Damian Lillard is one of the NBA’s biggest stars, but during the summer he gets active with his other projects. He recently launched an insole company focused on athlete foot health and owns a car dealership outside of Portland. Lillard is also working toward the release of his fifth rap album.
The star point guard joined Front Office Sports to discuss his thriving life off the court, his campaign with Modelo to encourage people to take advantage of the summer, and how he feels just before he has a big game.
Listen to the full episode and subscribe at the links above.
Lillard on his company, Move Insoles: I have a history of Foot injuries. I’ve had plantar fasciitis, I had a fracture on my right foot, fifth metatarsal. With how often I was training, how often I was playing in tournaments and playing in college and all the travel, all of the pounding that you do on your body, it all comes down to your feet.
I don’t think it’s talked about enough how important our foot health is. Just how we take care of our feet. It seems like we take care of everything else, but the things that we stand on and the things that we depend on and need the most to function properly, we just never pay attention to them. I learned the hard way from just having these foot injuries.
I started to look at the [Amateur Athletic Union] AAU culture now. A lot of these kids are five years old, six years old, and they’re having trainers. I didn’t have a trainer until I got to college. So it just shows you how much they’re just poundin’ and poundin’ and poundin’ and poundin.
They play on all these different AAU teams. They’re playing a million games in the summer now. They’re playing in Pro-Ams. They’re playing pick-up. They’re training more.
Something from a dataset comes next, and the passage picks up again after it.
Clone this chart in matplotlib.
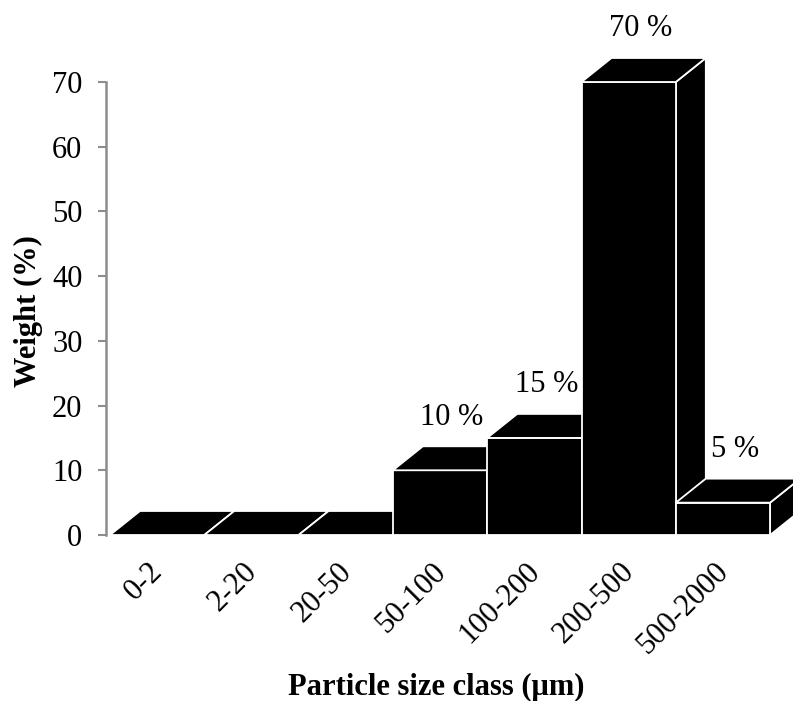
import matplotlib
matplotlib.use('Agg')
import matplotlib.pyplot as plt
from matplotlib.patches import Polygon, Rectangle
from matplotlib.transforms import ScaledTranslation

# Particle size distribution
categories = ['0-2', '2-20', '20-50', '50-100', '100-200', '200-500', '500-2000']
weights = [0, 0, 0, 10, 15, 70, 5]
bar_labels = ['', '', '', '10 %', '15 %', '70 %', '5 %']
y_ticks = [0, 10, 20, 30, 40, 50, 60, 70]

plt.rcParams['font.family'] = ['Liberation Serif', 'DejaVu Serif']

W, H = 793, 701
fig = plt.figure(figsize=(W / 100, H / 100), dpi=100)

# axes placed so the y axis sits at x=106px, 0 at y=535px and 70 at y=82px
left_px, bottom_px, top_px = 106, 535, 82
ax = fig.add_axes([left_px / W, 1 - bottom_px / H, (W - left_px) / W, (bottom_px - top_px) / H])

bar_px = 94.3          # width of one bar in pixels
x0 = -0.5 - 4 / bar_px  # small gap between axis and first bar
ax.set_xlim(x0, x0 + (W - left_px) / bar_px)
ax.set_ylim(0, 70)

# depth of the fake 3D boxes (pixels -> data units)
dx = 30 / bar_px
dy = 24 * 70 / (bottom_px - top_px)

face = 'black'
edge = 'white'
lw = 1.3
for i, v in enumerate(weights):
    l, r = i - 0.5, i + 0.5
    front = Rectangle((l, 0), 1, v, facecolor=face, edgecolor=edge, lw=lw, clip_on=False)
    top = Polygon([(l, v), (l + dx, v + dy), (r + dx, v + dy), (r, v)], closed=True,
                  facecolor=face, edgecolor=edge, lw=lw, clip_on=False)
    side = Polygon([(r, 0), (r + dx, dy), (r + dx, v + dy), (r, v)], closed=True,
                   facecolor=face, edgecolor=edge, lw=lw, clip_on=False)
    ax.add_patch(side)
    ax.add_patch(front)
    ax.add_patch(top)
    if bar_labels[i]:
        ax.annotate(bar_labels[i], (i + dx * 0.4, v + dy), xytext=(0, 21), textcoords='offset points',
                    ha='center', va='center', fontsize=22, annotation_clip=False)

ax.set_xticks(range(len(categories)))
ax.set_xticklabels(categories, rotation=45, ha='right', va='top', rotation_mode='anchor', fontsize=22)
ax.tick_params(axis='x', length=0, pad=16)
shift = ScaledTranslation(-9 / 100, 0, fig.dpi_scale_trans)
for lab in ax.get_xticklabels():
    lab.set_transform(lab.get_transform() + shift)

ax.set_yticks(y_ticks)
ax.tick_params(axis='y', direction='out', length=6, width=1.5, color='#8c8c8c', labelsize=22, pad=11)

for s in ['top', 'right', 'bottom']:
    ax.spines[s].set_visible(False)
ax.spines['left'].set_color('#8c8c8c')
ax.spines['left'].set_linewidth(1.8)

fig.text(28 / W, 1 - 311 / H, 'Weight (%)', rotation=90, ha='center', va='center',
         fontsize=22, fontweight='bold')
fig.text(436 / W, 1 - 687 / H, 'Particle size class (\u03bcm)', ha='center', va='center',
         fontsize=22, fontweight='bold')

fig.savefig('out.png', dpi=100)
So I think it’s, for the sake of our game, I think it’s just important to focus more on our foot health.
On what he has learned from being an entrepreneur and from co-owning a car dealership, Damian Lillard Toyota: The thing that I’ve learned most is it’s important to create a community. I think a lot of times we try to sell things to people and you try to convince people and you try to persuade them and you’re competing against the competition. But I think ultimately people want a safe place. People want a home. They want an environment where they can go and connect. They want things that are authentic.
I’ve learned that works in business, when people feel like they can just relax and they don’t have to be on guard about what you’re trying to sell them or how they can be taken advantage of. It’s appreciated on a different level. You have more success that way, when you just do things the right way.
On how he spends the summer: I have my basketball career, but the summer is when I come alive in other areas of my life. I’m dropping my fifth album next month. I love boxing, so I’m in the ring getting rounds in for the first couple weeks of the summer. I do my neighborhood picnic in the neighborhood I grew up in where we give away school supplies, we do face paintings and zip lines, live performances for local aspiring artists, food, we give away t-shirts, free haircuts, women get their hair done. We do everything.
On his next rap album: My intro to my album is called Lillard University. And it’s really just about my dad and how I grew up under him and how he was a father figure to not just me, but a lot of my cousins. We were all raised under the same roof and his way is what we know. He made us solid people. He made us disciplined, tough, observant, just solid people.
People are gonna enjoy it because it’s my most transparent project by a long shot. It’s my best one too.
On whether he feels in control of his NBA career: I always feel in control of myself. I don’t, I don’t do power trips. I don’t try to flex muscles or a strong arm, anything. I’m always in control of myself. And to me, that’s all that, that matters.
On if he can feel a big game coming: I wouldn’t say I can feel it before the game. It’s happened before where I was like, tonight gonna be a big one. Like before we played OKC game five in 2019, the night before I knew I was gonna have a big game. But usually I can feel it when the game starts.
On the A’s potentially leaving his hometown of Oakland: They’re just going to take all our teams away, man. I think it’s when the Warriors went to San Francisco and then the Raiders went to Vegas, I think that kind of just numbed everybody, you know.
I mean, the Coliseum – I saw something where there was a possum in the ceiling. And I was just like, man, at this point, they’re letting it get that bad so they can get the team out of there. And I think people are numb to what’s going on because the other two teams already left Oakland, so what’s a third?